Earlier this year, the City Council, over O'Connor's opposition, voted to give Belmont Park Associates a building permit to begin construction of 70,000 square feet of shops and restaurants around the Mission Beach landmark. The council's vote came days after opponents to the development announced they had gathered enough signatures on petitions to put Proposition G on Tuesday's ballot.
Since then, the developer, Belmont Park Associates, has completed 60% of the $17-million project, construction that it has argued establishes a vested interest that would protect it from the intent of the initiative.
But O'Connor on Wednesday wrote to Witt, citing the initiative's overwhelming victory and asking whether the city could take action. The city owns the land underneath the project and has leased it to the developer.
'Take a Look at Alternatives'
"In light of the vote, I believe we must take a new look at all available alternatives which may lead to satisfying the voters' mandate," O'Connor wrote.
"Given the election results, what are the options for relieving the city of its obligations under the current lease agreement with Belmont Park Associates?" the mayor wrote.

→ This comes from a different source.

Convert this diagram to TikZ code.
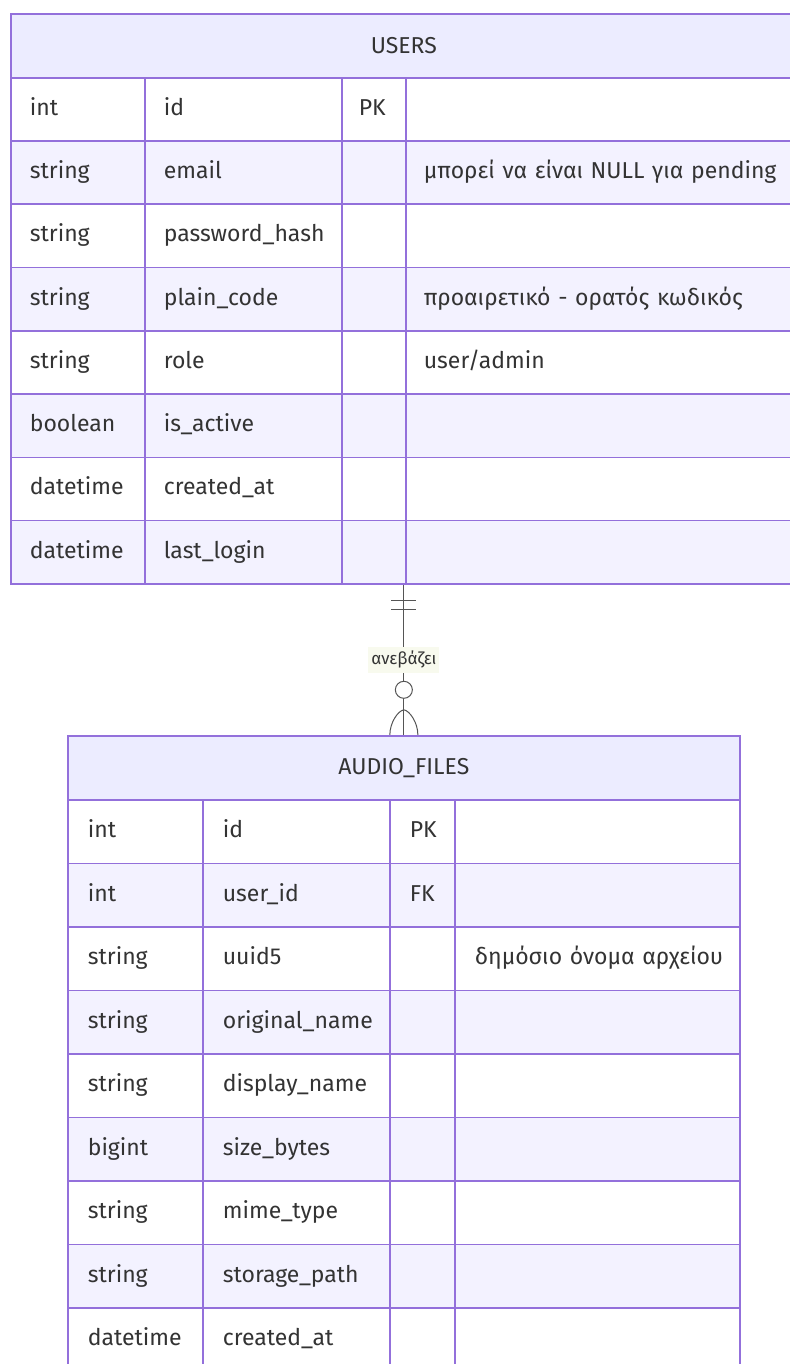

Mayoral press secretary Paul Downey said O'Connor sent the letter because she wanted to know what the city is legally bound to do in wake of the initiative, which has wording that recognizes vested rights in developments.
"Legally, we may be obligated to break the lease and buy out the developer," Downey said. "That's one of the things we need John Witt to look at . . . . We may be legally obligated, as well as morally obligated, to return that as park land."
Graham MacHutchin, one of the developers, said Thursday that he and his partners have a 50-year lease with the city, and that it would be expensive to buy them out.
"You're talking about tens of millions of dollars to buy out or condemn the property," said MacHutchin.
Also Thursday, Councilman Mike Gotch proposed that the city declare the Mission Bay Park an enterprise zone and use all money made there for infrastructure and park improvements.
The proposal follows city voters' rejection Tuesday of a bond issue to pay for improvements at Mission Bay.